我们来看看Query_time和Lock_time的源码来源,它们来自于Query_logger::slow_log_write函数如下:
query_utime= (current_utime > thd->start_utime) ?
(current_utime - thd->start_utime) : 0;
lock_utime= (thd->utime_after_lock > thd->start_utime) ?
(thd->utime_after_lock - thd->start_utime) : 0;
下面是数据current_utime 的来源,
current_utime= thd->current_utime();
实际上就是:
while (gettimeofday(&t, NULL) != 0)
{}
newtime= (ulonglong)t.tv_sec * 1000000 + t.tv_usec;
return newtime;
获取当前时间而已
对于thd->utime_after_lock的获取我已经在前文进行了描述,不再解释。
Rows_sent:发送给mysql客户端的行数,下面是源码中的解释
Number of rows we actually sent to the clientRows_examined:InnoDB引擎层扫描的行数,下面是源码中的解释。(备注栈帧1)
Number of rows read and/or evaluated for a statement.
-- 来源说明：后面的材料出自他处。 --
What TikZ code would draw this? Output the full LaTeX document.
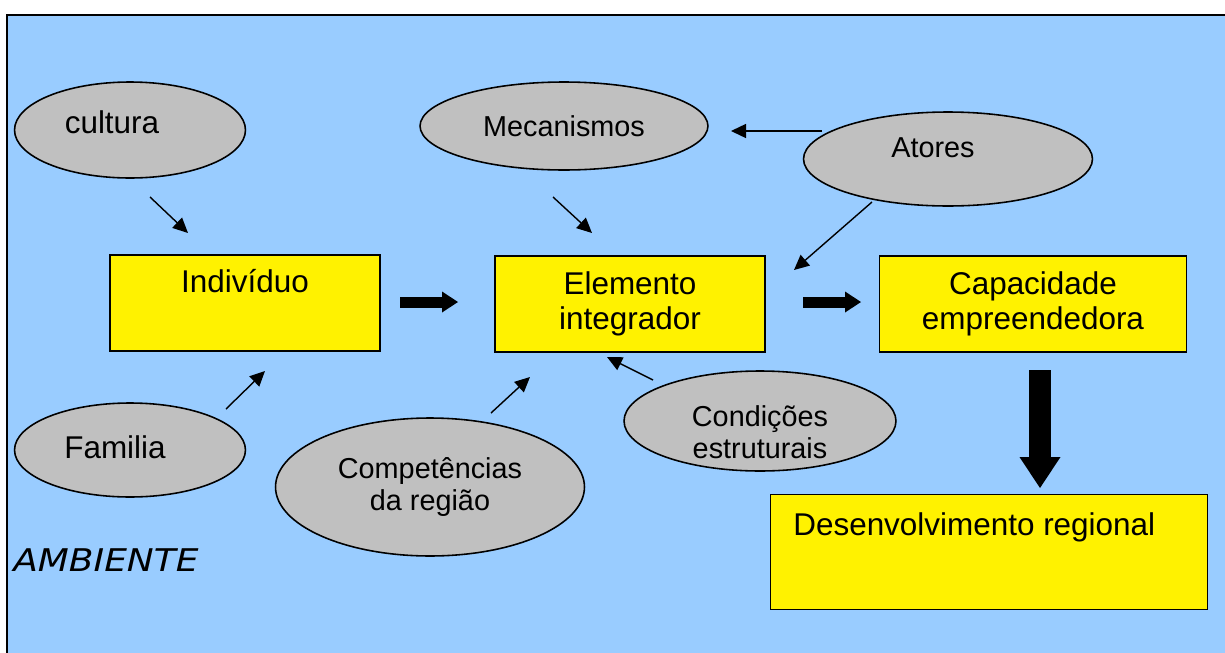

Used for slow log reporting.
An examined row is defined as a row that is read and/or evaluated
according to a statement condition, including increate_sort_index(). Rows may be counted more than once, e.g., a statement including ORDER BY could possibly evaluate the row in filesort() before reading it for e.g. update.Rows_affected:涉及到修改的话(比如DML语句)这是受影响的行数。
for DML statements: to the number of affected rows;
for DDL statements: to 0.
Bytes_sent:发送给客户端的实际数据的字节数,它来自于
(ulong) (thd->status_var.bytes_sent - thd->bytes_sent_old)Tmp_tables:临时表的个数。
Tmp_disk_tables:磁盘临时表的个数。
Tmp_table_sizes:临时表的大小。
以上三个指标来自于:
thd->tmp_tables_used
thd->tmp_tables_disk_used
thd->tmp_tables_size
这三个指标增加的位置对应在free_tmp_table函数中如下:
thd->tmp_tables_used++;
if (entry->file)
{
thd->tmp_tables_size += entry->file->stats.data_file_length;
if (entry->file->ht->db_type != DB_TYPE_HEAP)
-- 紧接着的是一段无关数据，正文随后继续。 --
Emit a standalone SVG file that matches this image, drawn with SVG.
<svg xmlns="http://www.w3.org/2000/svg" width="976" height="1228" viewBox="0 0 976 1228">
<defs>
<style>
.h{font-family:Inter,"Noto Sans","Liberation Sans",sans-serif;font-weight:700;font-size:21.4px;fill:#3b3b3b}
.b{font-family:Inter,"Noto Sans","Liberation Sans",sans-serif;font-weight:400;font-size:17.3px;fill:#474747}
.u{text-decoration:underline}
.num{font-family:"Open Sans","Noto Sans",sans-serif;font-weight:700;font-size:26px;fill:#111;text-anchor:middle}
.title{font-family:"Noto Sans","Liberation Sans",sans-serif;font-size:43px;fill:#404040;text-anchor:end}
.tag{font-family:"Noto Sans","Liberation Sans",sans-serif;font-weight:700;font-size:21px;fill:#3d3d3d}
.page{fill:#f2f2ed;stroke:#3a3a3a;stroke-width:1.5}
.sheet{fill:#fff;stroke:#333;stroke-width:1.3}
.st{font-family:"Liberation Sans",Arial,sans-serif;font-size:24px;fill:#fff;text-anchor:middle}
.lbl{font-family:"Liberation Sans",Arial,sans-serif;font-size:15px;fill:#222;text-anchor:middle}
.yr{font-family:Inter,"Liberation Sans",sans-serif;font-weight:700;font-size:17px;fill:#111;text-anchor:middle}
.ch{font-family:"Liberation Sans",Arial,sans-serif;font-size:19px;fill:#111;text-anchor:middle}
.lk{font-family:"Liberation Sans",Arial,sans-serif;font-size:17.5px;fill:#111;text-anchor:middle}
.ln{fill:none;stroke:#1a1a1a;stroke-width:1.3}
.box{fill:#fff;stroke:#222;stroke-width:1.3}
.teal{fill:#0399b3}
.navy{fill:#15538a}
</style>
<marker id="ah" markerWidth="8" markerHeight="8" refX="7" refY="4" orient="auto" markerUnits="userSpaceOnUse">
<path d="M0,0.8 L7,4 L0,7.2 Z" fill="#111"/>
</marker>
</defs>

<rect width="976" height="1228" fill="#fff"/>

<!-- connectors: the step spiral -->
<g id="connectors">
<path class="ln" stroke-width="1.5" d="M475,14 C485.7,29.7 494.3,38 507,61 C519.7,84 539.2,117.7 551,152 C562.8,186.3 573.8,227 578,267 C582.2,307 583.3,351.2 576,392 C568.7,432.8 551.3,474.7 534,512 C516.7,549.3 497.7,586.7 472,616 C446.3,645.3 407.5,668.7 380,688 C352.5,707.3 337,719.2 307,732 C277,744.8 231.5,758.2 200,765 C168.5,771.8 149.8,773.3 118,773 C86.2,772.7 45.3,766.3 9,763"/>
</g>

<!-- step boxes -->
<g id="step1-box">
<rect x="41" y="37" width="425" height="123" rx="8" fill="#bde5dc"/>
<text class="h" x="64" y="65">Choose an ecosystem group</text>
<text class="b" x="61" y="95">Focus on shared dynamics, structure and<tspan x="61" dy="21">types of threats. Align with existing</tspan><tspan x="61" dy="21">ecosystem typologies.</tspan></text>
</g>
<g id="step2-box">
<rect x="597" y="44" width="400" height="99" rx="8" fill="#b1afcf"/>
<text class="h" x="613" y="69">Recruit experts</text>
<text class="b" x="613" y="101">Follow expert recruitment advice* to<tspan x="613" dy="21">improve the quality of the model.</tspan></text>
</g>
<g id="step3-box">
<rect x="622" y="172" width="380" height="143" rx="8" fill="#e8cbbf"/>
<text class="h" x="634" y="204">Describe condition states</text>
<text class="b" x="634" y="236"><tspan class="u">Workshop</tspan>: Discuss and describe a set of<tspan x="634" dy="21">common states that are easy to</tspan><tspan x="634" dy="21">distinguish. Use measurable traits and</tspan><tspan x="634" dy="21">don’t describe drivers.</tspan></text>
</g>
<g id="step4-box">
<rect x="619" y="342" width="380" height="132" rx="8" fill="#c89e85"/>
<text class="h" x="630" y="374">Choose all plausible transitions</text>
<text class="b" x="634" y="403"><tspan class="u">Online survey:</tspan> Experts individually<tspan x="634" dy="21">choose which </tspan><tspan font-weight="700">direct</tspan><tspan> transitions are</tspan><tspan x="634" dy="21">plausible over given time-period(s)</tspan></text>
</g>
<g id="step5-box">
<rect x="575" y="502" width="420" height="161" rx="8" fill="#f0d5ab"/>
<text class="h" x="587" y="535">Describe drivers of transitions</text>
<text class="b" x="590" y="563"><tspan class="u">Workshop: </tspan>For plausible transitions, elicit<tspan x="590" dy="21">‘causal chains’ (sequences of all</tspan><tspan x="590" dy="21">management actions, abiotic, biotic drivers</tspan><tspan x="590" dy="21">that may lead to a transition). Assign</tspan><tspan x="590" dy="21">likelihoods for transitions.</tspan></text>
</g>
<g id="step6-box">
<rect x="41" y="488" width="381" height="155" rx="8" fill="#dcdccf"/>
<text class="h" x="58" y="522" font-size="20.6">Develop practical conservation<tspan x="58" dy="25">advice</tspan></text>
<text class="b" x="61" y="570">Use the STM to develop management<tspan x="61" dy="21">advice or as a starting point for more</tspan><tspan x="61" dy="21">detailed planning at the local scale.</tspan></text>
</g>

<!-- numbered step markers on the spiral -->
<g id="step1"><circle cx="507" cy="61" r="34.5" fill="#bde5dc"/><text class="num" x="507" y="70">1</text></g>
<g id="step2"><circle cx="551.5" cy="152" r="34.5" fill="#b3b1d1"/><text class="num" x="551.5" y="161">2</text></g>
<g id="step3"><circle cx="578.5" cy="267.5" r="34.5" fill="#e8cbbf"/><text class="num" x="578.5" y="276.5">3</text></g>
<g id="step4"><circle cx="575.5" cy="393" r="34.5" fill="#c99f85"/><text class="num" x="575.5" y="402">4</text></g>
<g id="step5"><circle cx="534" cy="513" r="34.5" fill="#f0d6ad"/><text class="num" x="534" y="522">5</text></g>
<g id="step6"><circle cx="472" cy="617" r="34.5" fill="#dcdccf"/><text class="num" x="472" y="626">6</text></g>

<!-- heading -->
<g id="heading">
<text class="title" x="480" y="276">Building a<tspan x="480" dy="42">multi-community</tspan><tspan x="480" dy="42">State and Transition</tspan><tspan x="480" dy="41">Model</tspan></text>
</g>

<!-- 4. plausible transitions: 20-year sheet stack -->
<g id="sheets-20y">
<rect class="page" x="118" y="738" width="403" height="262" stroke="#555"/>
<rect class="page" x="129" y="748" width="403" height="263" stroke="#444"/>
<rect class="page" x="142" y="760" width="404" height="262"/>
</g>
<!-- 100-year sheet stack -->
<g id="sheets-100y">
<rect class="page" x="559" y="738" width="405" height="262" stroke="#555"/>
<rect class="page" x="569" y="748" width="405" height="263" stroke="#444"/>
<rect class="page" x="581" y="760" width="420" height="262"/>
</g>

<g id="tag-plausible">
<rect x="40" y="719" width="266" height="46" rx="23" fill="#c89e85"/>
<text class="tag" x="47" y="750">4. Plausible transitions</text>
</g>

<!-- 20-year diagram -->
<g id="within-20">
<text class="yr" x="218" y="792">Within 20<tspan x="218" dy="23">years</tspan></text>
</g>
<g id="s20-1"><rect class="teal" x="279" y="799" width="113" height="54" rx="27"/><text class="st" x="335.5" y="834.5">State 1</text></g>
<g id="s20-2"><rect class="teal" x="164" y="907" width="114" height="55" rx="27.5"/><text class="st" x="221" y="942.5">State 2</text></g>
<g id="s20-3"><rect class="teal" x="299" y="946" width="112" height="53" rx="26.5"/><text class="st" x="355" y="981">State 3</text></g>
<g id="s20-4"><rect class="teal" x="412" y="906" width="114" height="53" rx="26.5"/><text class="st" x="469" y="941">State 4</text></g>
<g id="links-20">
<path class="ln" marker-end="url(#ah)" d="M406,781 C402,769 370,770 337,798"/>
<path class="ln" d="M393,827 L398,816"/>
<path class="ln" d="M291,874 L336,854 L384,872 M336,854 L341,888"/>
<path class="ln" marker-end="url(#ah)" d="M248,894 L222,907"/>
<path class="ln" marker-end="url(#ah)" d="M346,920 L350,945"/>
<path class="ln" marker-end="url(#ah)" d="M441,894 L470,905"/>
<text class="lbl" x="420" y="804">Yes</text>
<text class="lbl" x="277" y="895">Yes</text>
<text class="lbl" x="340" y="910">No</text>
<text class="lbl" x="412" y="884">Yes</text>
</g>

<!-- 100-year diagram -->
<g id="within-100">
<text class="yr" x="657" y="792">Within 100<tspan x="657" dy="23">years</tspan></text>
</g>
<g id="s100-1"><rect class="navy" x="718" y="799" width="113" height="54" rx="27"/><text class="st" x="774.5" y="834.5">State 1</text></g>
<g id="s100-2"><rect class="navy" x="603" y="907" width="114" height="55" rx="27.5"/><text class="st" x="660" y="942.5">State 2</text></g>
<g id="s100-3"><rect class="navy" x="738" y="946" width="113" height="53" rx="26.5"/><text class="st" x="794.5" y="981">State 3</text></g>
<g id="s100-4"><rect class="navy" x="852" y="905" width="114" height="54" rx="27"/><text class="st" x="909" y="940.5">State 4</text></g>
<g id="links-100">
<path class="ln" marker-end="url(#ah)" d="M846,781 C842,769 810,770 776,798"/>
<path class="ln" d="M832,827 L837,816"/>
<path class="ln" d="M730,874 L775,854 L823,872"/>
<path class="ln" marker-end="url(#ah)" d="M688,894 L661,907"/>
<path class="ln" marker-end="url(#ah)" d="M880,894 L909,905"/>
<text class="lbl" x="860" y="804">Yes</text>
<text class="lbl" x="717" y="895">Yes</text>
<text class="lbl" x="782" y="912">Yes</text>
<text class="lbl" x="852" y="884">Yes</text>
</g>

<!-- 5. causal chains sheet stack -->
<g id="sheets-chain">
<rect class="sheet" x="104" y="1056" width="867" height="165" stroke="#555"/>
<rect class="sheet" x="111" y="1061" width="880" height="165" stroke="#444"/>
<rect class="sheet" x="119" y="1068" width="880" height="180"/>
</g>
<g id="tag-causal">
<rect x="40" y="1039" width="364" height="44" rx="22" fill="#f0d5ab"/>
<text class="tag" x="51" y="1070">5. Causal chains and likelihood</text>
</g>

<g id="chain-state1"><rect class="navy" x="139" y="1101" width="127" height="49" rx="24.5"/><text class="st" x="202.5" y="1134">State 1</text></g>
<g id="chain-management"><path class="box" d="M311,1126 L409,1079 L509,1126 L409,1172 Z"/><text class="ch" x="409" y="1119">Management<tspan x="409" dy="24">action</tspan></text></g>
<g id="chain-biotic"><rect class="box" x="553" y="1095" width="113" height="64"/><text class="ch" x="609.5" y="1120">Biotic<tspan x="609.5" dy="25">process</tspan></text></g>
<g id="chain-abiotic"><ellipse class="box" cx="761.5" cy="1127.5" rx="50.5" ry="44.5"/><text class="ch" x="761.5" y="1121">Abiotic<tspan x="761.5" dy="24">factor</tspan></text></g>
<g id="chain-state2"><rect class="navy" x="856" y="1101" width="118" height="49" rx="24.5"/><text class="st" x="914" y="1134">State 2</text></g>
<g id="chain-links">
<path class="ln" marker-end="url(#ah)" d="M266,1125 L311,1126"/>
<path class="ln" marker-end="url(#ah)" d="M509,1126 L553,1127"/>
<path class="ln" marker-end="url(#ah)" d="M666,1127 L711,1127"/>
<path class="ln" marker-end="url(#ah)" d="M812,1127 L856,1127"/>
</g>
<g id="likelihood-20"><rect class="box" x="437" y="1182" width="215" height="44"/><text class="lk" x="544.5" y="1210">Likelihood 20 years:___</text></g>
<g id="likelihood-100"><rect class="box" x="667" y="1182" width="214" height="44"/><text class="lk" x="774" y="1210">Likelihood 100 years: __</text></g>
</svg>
thd->tmp_tables_disk_used++;
}
- InnoDB_trx_id:事物ID,也就是trx->id,/*!< transaction id */
5、第五部分优化器相关信息
# QC_Hit: No Full_scan: No Full_join: No Tmp_table: No Tmp_table_on_disk: No
# Filesort: No Filesort_on_disk: No Merge_passes: 0
这一行来自于如下代码:
my_b_printf(&log_file,
"# QC_Hit: %s Full_scan: %s Full_join: %s Tmp_table: %s "
"Tmp_table_on_disk: %s\n" \
"# Filesort: %s Filesort_on_disk: %s Merge_passes: %lu\n",
((thd->query_plan_flags & QPLAN_QC) ? "Yes" : "No"),
((thd->query_plan_flags & QPLAN_FULL_SCAN) ? "Yes" : "No"),
((thd->query_plan_flags & QPLAN_FULL_JOIN) ? "Yes" : "No"),
((thd->query_plan_flags & QPLAN_TMP_TABLE) ? "Yes" : "No"),
((thd->query_plan_flags & QPLAN_TMP_DISK) ? "Yes" : "No"),
((thd->query_plan_flags & QPLAN_FILESORT) ? "Yes" : "No"),
((thd->query_plan_flags & QPLAN_FILESORT_DISK) ? "Yes" : "No"),
这里注意一个处理的技巧,这里query_plan_flags中每一位都代表一个含义,这样存储既能存储足够多的信息同时存储空间也很小,是C/C++中常用的方式。
- QC_Hit: No:是否query cache命中。
- Full_scan: 此处相当于Select_scan 的含义,是否进行了全扫描包括using index。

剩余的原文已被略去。